This session at the 2018 NetDiligence® Cyber Risk Summit discussed the need for improving collaboration between the insurance industry and government and how that can lead to a common cyber good.
- Ronald Raether, Partner, Troutman Sanders
- Scott Kannry, Chief Executive Officer, Axio Global
- Wyatt Hoffman, Research Analyst, Carnegie Endowment for International Peace
Fundamentally, government has a vested interest in having a robust insurance market for cyber to create best practices and stomach the losses. There are still boundaries to be broken down, however, related to the relationship between government and the insurance industry.
There are different layers to this problem. First, cyber seems to be a moving target. Insurance response is constantly evolving and it is very difficult for insurance to manage this space. There really are not upper limits established like other lines of business. Second, business risks and national security risks are intersecting in the cyber space. The industry is not seeking more government regulation, but both sides are challenged to determine when government would interact in certain situations. Cyber terrorism, for instance, is an interconnected area that could include both the private sector and government.
Although cyber insurance needs to stay in the private sector, regulatory framework is needed in certain areas. FCC disclosure is also a good example. No basic standards have been established as far as what level of risk management is expected, including what they have to disclose when there is a cyber incident. This is a situation where we need both the government and insurance industry to play their respective roles.
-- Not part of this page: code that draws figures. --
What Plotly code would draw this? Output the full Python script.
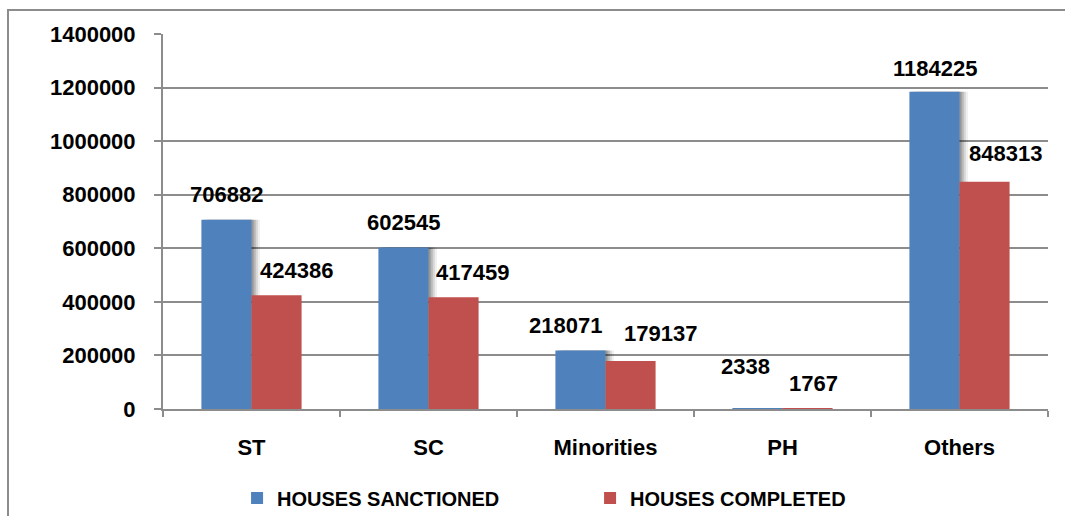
import plotly.graph_objects as go

categories = ['ST', 'SC', 'Minorities', 'PH', 'Others']
houses_sanctioned = [706882, 602545, 218071, 2338, 1184225]
houses_completed = [424386, 417459, 179137, 1767, 848313]
y_ticks = [0, 200000, 400000, 600000, 800000, 1000000, 1200000, 1400000]

blue = '#4F81BD'
red = '#C0504D'
grid = '#8C8C8C'
font_family = 'Liberation Sans, Arial, sans-serif'

bar_w = 0.283  # each bar's share of a category slot

fig = go.Figure()

# soft shadow to the right of the blue bars
for shift, alpha in [(0.012, 0.18), (0.024, 0.14), (0.036, 0.10), (0.048, 0.06)]:
    fig.add_trace(go.Bar(
        x=categories, y=houses_sanctioned,
        offset=-bar_w + shift, width=bar_w,
        marker=dict(color=f'rgba(0,0,0,{alpha})', line_width=0),
        showlegend=False, hoverinfo='skip',
    ))

fig.add_trace(go.Bar(
    x=categories, y=houses_sanctioned, name='HOUSES SANCTIONED',
    offset=-bar_w, width=bar_w,
    marker=dict(color=blue, line_width=0),
))
fig.add_trace(go.Bar(
    x=categories, y=houses_completed, name='HOUSES COMPLETED',
    offset=0, width=bar_w,
    marker=dict(color=red, line_width=0),
))

# data labels, nudged like the original
blue_shift = [(0, 11), (0, 11), (-15, 11), (-12, 27), (0, 9)]
red_shift = [(20, 10), (19, 10), (30, 13), (6, 11), (21, 14)]
label_font = dict(family=font_family, size=22, color='black')
for i, cat in enumerate(categories):
    fig.add_annotation(
        x=cat, y=houses_sanctioned[i], text=f'<b>{houses_sanctioned[i]}</b>',
        xshift=-25 + blue_shift[i][0], yshift=blue_shift[i][1],
        yanchor='bottom', showarrow=False, font=label_font,
    )
    fig.add_annotation(
        x=cat, y=houses_completed[i], text=f'<b>{houses_completed[i]}</b>',
        xshift=25 + red_shift[i][0], yshift=red_shift[i][1],
        yanchor='bottom', showarrow=False, font=label_font,
    )

# outer chart frame (left and top edges visible)
fig.add_shape(type='rect', xref='paper', yref='paper',
              x0=-155 / 885, x1=1.3, y0=-0.5, y1=1.064,
              line=dict(color='#8C8C8C', width=2), layer='below')

fig.update_layout(
    width=1065, height=516,
    margin=dict(l=163, r=17, t=34, b=107),
    paper_bgcolor='white', plot_bgcolor='white',
    barmode='overlay',
    font=dict(family=font_family, size=22, color='black'),
    legend=dict(
        orientation='h', xref='container', x=0.2226, xanchor='left',
        yref='container', y=0.035, yanchor='middle',
        font=dict(family=font_family, size=20, color='black', weight='bold'),
        itemwidth=30, entrywidth=308, traceorder='normal',
    ),
    showlegend=True,
)

fig.update_xaxes(
    showgrid=False, showline=True, linecolor=grid, linewidth=2,
    ticks='outside', tickson='boundaries', ticklen=6, tickcolor=grid,
    tickwidth=2, ticklabelstandoff=18,
    tickfont=dict(family=font_family, size=22, color='black', weight='bold'),
)
fig.update_yaxes(
    range=[0, 1400000], tickvals=y_ticks, ticktext=[str(v) for v in y_ticks],
    showgrid=True, gridcolor=grid, gridwidth=2,
    showline=True, linecolor=grid, linewidth=2,
    ticks='outside', ticklen=7, tickcolor=grid, tickwidth=2,
    ticklabelstandoff=14, zeroline=False,
    tickfont=dict(family=font_family, size=22, color='black', weight='bold'),
)

fig.write_html('out.html', config={'displayModeBar': False},
               post_script="document.body.style.margin='0';")
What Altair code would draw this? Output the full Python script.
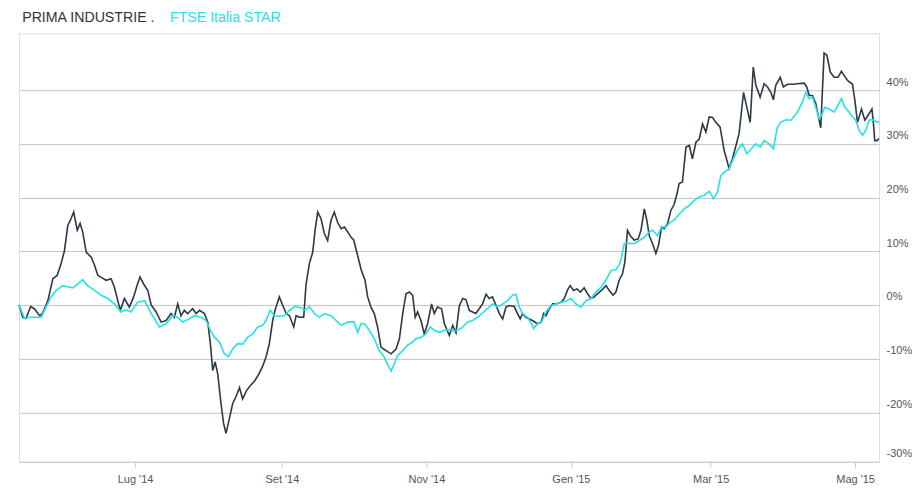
import altair as alt
import pandas as pd

# ---- data ----
start_date = "2014-05-13"
series_names = ["PRIMA INDUSTRIE .", "FTSE Italia STAR"]
series_colors = ["#2e3944", "#22e2e8"]

# days since start_date
prima_days = [0.0, 1.6, 3.0, 4.9, 6.5, 8.7, 9.9, 12.2, 14.3, 16.1, 17.8, 19.2, 20.6, 22.0, 23.1, 24.6,
              25.8, 26.9, 28.4, 30.5, 31.9, 33.3, 34.9, 36.8, 38.9, 40.3, 41.7, 42.8, 44.5, 46.6, 48.4,
              50.1, 51.1, 52.5, 54.4, 55.8, 57.9, 60.0, 62.1, 64.2, 65.6, 67.0, 68.4, 69.8, 71.2, 73.3,
              74.8, 76.2, 78.3, 79.7, 80.8, 81.8, 82.8, 83.9, 85.3, 86.4, 87.4, 88.8, 90.2, 91.7, 93.1,
              94.4, 96.0, 97.7, 99.4, 101.1, 102.8, 104.3, 105.7, 107.1, 108.1, 109.9, 111.3, 112.8,
              114.2, 116.0, 117.0, 118.4, 120.2, 121.2, 122.6, 124.0, 125.0, 126.1, 127.5, 128.9, 130.3,
              131.7, 133.1, 134.5, 136.0, 137.4, 138.8, 140.2, 141.3, 142.8, 144.5, 146.1, 147.2, 148.6,
              150.0, 151.4, 152.8, 153.9, 155.0, 157.1, 159.2, 160.6, 162.0, 163.4, 164.8, 166.2, 167.3,
              168.3, 169.7, 171.1, 172.5, 174.2, 175.3, 176.7, 178.4, 179.6, 181.7, 183.1, 184.5, 185.9,
              187.3, 188.7, 190.1, 191.5, 192.9, 194.3, 195.7, 197.2, 198.5, 199.9, 201.4, 202.8, 204.2,
              205.6, 207.0, 209.1, 210.5, 211.6, 212.6, 214.0, 215.4, 216.8, 218.9, 220.4, 221.5, 222.5,
              223.9, 225.3, 226.7, 228.8, 230.2, 231.6, 232.7, 234.1, 235.6, 237.0, 238.6, 240.0, 241.5,
              242.9, 244.3, 245.9, 247.8, 249.2, 250.8, 252.0, 253.4, 254.8, 255.8, 256.9, 258.1, 259.7,
              261.4, 262.6, 264.0, 265.1, 266.1, 267.5, 268.9, 270.0, 271.3, 272.4, 273.8, 275.2, 276.6,
              277.8, 278.7, 280.1, 281.6, 283.0, 284.3, 285.8, 287.2, 288.6, 290.0, 291.4, 292.8, 294.2,
              296.0, 297.7, 299.8, 301.2, 302.7, 304.0, 305.9, 307.3, 308.7, 310.0, 311.1, 312.9, 314.6,
              316.0, 317.4, 318.5, 319.5, 321.4, 322.7, 324.4, 327.0, 328.7, 331.5, 332.6, 333.6, 335.0,
              336.4, 337.4, 338.5, 339.9, 341.1, 342.5, 344.1, 345.8, 347.2, 348.4, 349.8, 351.9, 352.9,
              354.0, 355.7, 357.1, 358.9, 360.1, 360.7, 361.3, 362.2, 363.1]
prima_values = [0.0, -2.3, -2.5, -0.3, -0.7, -2.0, -1.6, 0.8, 4.9, 5.5, 7.7, 10.1, 14.8, 16.1, 17.3, 13.9,
                15.2, 13.6, 9.8, 8.9, 7.4, 5.5, 5.1, 4.6, 4.9, 3.3, 0.8, -1.0, 1.2, -0.4, 1.5,
                4.0, 5.2, 4.0, 2.7, 0.0, -1.3, -3.2, -2.9, -1.6, -2.3, 0.2, -2.0, -1.0, -1.6, -0.7,
                -1.6, -1.0, -1.6, -3.2, -7.2, -12.2, -10.6, -12.8, -18.4, -22.1, -23.9, -21.2, -18.4, -17.0, -15.4,
                -17.5, -16.0, -15.0, -14.2, -13.0, -11.5, -9.7, -7.2, -2.9, -1.0, 1.5, 0.0, -1.6,
                -2.0, -4.1, -2.0, -2.3, -2.3, 3.9, 7.7, 9.8, 13.9, 17.3, 16.1, 13.3, 12.0,
                15.7, 17.3, 15.4, 14.2, 14.5, 13.6, 12.6, 12.1, 9.5, 6.5, 4.6, 1.5, -0.4,
                -1.6, -4.1, -7.8, -8.2, -8.5, -9.1, -8.2, -6.3, -1.6, 2.1, 2.4, 1.8, -2.3,
                -1.3, -2.9, -5.4, -3.5, 0.2, -1.6, -0.4, -0.7, -3.5, -5.7, -3.8, -5.2, -0.2,
                1.2, 1.0, -1.0, -1.3, -1.6, -0.7, 0.2, 2.0, 1.2, 1.5, -0.1, -1.6, -2.6,
                -0.4, -0.1, -0.3, -1.6, -2.6, -1.6, -2.3, -2.6, -2.9, -3.5, -3.2, -1.6, -2.0,
                -0.7, 0.2, 0.2, 0.5, 1.2, 2.8, 3.6, 2.7, 3.0, 2.4, 3.2, 2.1, 1.2,
                1.5, 2.1, 2.7, 3.6, 2.7, 1.8, 2.4, 4.6, 5.8, 8.0, 13.9, 12.9, 12.1,
                12.3, 13.9, 17.9, 15.7, 12.9, 11.4, 9.6, 11.1, 14.5, 14.2, 15.1, 17.6, 18.7,
                20.7, 22.6, 22.9, 29.4, 29.7, 27.2, 30.3, 30.9, 33.7, 32.2, 35.0, 34.9, 34.0,
                33.1, 28.8, 25.4, 27.2, 29.7, 31.9, 39.6, 36.8, 34.0, 44.3, 40.9, 38.7, 41.2,
                40.6, 39.6, 38.2, 40.9, 42.4, 40.6, 41.1, 41.1, 41.2, 41.3, 40.6, 39.0, 39.0,
                37.5, 35.3, 33.0, 46.9, 46.5, 43.4, 42.4, 42.4, 43.5, 42.7, 41.8, 41.1, 38.1,
                34.0, 36.5, 34.4, 35.6, 36.5, 34.0, 30.6, 30.6, 31.0]

ftse_days = [0.0, 2.3, 5.1, 9.4, 11.5, 13.6, 15.7, 18.5, 20.6, 22.7, 24.8, 26.9, 29.0, 31.9, 34.7, 37.5,
             40.3, 43.1, 44.5, 45.9, 47.3, 50.1, 53.0, 55.1, 57.2, 59.3, 62.1, 64.9, 67.0, 69.1, 71.9,
             74.1, 76.9, 79.0, 80.8, 82.5, 84.6, 86.7, 88.4, 90.2, 92.3, 94.4, 96.6, 98.7, 100.8, 102.9,
             104.3, 106.1, 107.8, 109.9, 112.0, 114.2, 116.3, 119.1, 120.8, 122.6, 124.7, 126.8, 128.9,
             131.7, 133.9, 136.0, 138.8, 141.3, 143.0, 144.4, 145.8, 147.9, 150.0, 152.1, 154.2, 155.9,
             157.1, 158.5, 159.9, 162.0, 164.1, 166.2, 167.6, 169.7, 171.8, 173.7, 175.3, 177.5, 179.6,
             181.7, 183.8, 186.6, 189.4, 191.5, 193.6, 195.7, 197.8, 199.9, 202.1, 204.2, 206.3, 208.4,
             209.8, 211.2, 212.6, 214.7, 216.4, 217.2, 218.9, 220.6, 222.5, 224.6, 226.7, 228.8, 230.9,
             233.0, 235.1, 237.2, 239.4, 241.5, 243.6, 245.7, 247.8, 249.9, 252.0, 253.4, 254.4, 255.5,
             257.6, 259.7, 261.9, 264.0, 266.1, 267.5, 269.6, 271.3, 273.1, 274.9, 276.6, 278.7, 280.8,
             283.0, 285.1, 287.2, 289.3, 291.4, 293.2, 294.9, 296.3, 297.7, 299.8, 301.6, 303.3, 305.4,
             307.3, 309.2, 311.1, 312.9, 314.6, 316.7, 318.5, 320.2, 321.6, 323.8, 325.9, 328.7, 330.8,
             332.2, 333.6, 335.0, 336.4, 337.8, 338.8, 340.2, 342.0, 344.1, 345.8, 347.2, 348.7, 350.5,
             351.9, 353.3, 354.7, 356.1, 357.5, 358.9, 360.3, 361.7, 363.1]
ftse_values = [0.0, -2.5, -2.3, -2.3, -0.3, 1.5, 2.7, 3.6, 3.4, 3.2, 3.9, 4.7, 3.6, 2.7, 1.8, 1.2,
               0.2, -1.3, -1.0, -1.0, -1.3, 0.5, 0.8, -1.0, -2.6, -4.1, -3.5, -2.0, -2.3, -3.2, -2.6,
               -2.0, -2.3, -2.9, -4.7, -6.0, -6.9, -9.1, -9.6, -8.2, -7.2, -7.3, -6.0, -5.4, -4.1, -3.8,
               -2.9, -1.0, -2.0, -2.1, -2.0, -1.0, -0.3, -0.5, -1.0, -0.3, -1.6, -2.3, -1.6,
               -2.0, -2.9, -3.8, -3.2, -3.1, -5.1, -3.5, -3.5, -4.7, -6.3, -8.5, -9.7, -11.3,
               -12.3, -10.9, -9.4, -8.5, -7.5, -6.9, -6.3, -6.0, -5.4, -4.1, -4.7, -5.1, -4.7,
               -4.6, -4.9, -4.4, -3.2, -2.9, -2.3, -1.5, -0.7, 0.2, -0.4, 0.2, 0.8, 1.8,
               2.0, -0.4, -1.6, -2.3, -3.5, -4.4, -3.5, -3.2, -1.3, -0.1, 0.2, 0.5, 0.7,
               1.2, 0.2, -0.4, 0.8, 1.2, 2.4, 3.3, 4.6, 6.4, 6.6, 7.4, 8.9, 11.4,
               11.5, 11.4, 12.0, 12.6, 13.6, 13.9, 12.9, 14.5, 14.5, 15.4, 15.8, 16.9, 17.9,
               18.5, 19.5, 20.1, 20.4, 21.2, 19.8, 21.0, 24.1, 24.7, 25.4, 27.2, 28.8, 30.0,
               28.2, 29.1, 30.0, 29.4, 30.6, 30.0, 29.1, 33.1, 34.0, 34.5, 34.4, 35.9, 37.8,
               39.6, 38.4, 38.7, 36.8, 34.7, 35.3, 36.8, 36.5, 35.9, 37.2, 38.4, 36.8, 35.9,
               35.0, 34.4, 32.5, 31.6, 32.5, 34.4, 34.5, 34.2, 34.0]

tick_dates = ["2014-07-01", "2014-09-01", "2014-11-01", "2015-01-01", "2015-03-01", "2015-05-01"]
tick_labels = ["Lug '14", "Set '14", "Nov '14", "Gen '15", "Mar '15", "Mag '15"]
y_ticks = [-29.2, -20, -10, 0, 10, 20, 30, 40]

# ---- table ----
start = pd.Timestamp(start_date)
df = pd.concat([
    pd.DataFrame({"series": series_names[0],
                  "date": start + pd.to_timedelta(prima_days, unit="D"),
                  "value": prima_values}),
    pd.DataFrame({"series": series_names[1],
                  "date": start + pd.to_timedelta(ftse_days, unit="D"),
                  "value": ftse_values}),
], ignore_index=True)
df["order"] = df["series"].map({n: i for i, n in enumerate(series_names)})

tick_vals = [alt.DateTime(year=pd.Timestamp(d).year, month=pd.Timestamp(d).month,
                          date=pd.Timestamp(d).day) for d in tick_dates]
label_map = "{" + ",".join(f"'{d}': \"{l}\"" for d, l in zip(tick_dates, tick_labels)) + "}"

FONT = "Liberation Sans"

legend_color_expr = (f"datum.value == '{series_names[1]}' ? '{series_colors[1]}' : '#333333'")

chart = alt.Chart(df).mark_line(strokeWidth=1.6, interpolate="linear").encode(
    x=alt.X("date:T",
            scale=alt.Scale(nice=False),
            axis=alt.Axis(title=None, values=tick_vals,
                          labelExpr=f"{label_map}[timeFormat(datum.value, '%Y-%m-%d')]",
                          grid=False, domain=False, ticks=True, tickSize=6,
                          tickColor="#c0d0e0", labelPadding=6, labelFlush=False,
                          labelFont=FONT, labelFontSize=11, labelColor="#555555")),
    y=alt.Y("value:Q",
            scale=alt.Scale(domain=[-29.2, 50.6], nice=False, zero=False),
            axis=alt.Axis(title=None, orient="right", values=y_ticks,
                          labelExpr="datum.value < -25 ? '-30%' : datum.value + '%'",
                          grid=True, gridColor="#c4c4c4", gridWidth=1,
                          domain=False, ticks=False, labelPadding=7, labelOffset=-8,
                          labelAlign="left", labelFont=FONT, labelFontSize=11,
                          labelColor="#555555")),
    color=alt.Color("series:N",
                    scale=alt.Scale(domain=series_names, range=series_colors),
                    legend=alt.Legend(title=None, orient="none", legendX=-11, legendY=-23,
                                      direction="horizontal", symbolSize=0,
                                      symbolStrokeWidth=0, symbolOpacity=0,
                                      labelOffset=0, columnPadding=-2,
                                      labelFont=FONT, labelFontSize=14.2,
                                      labelColor={"expr": legend_color_expr})),
    order=alt.Order("order:Q"),
).properties(
    width=861, height=429,
    padding={"left": 11, "top": 25, "right": 33, "bottom": 28},
    autosize=alt.AutoSizeParams(type="none"),
).configure_view(
    stroke="#c4c4c4", strokeWidth=1
).configure(background="white")

chart.save("out.html", embed_options={"renderer": "svg", "actions": False})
Government regulations provide a standard, but does not always provide best practices where companies can learn from their peer group and improve. This can create a “good enough” atmosphere. This is an area where the insurance industry proves to be beneficial. As cyber incidents and related risk management evolves, we are learning from each other. The government can provide the baseline, but the insurance industry is needed to benchmark and share information for improvement.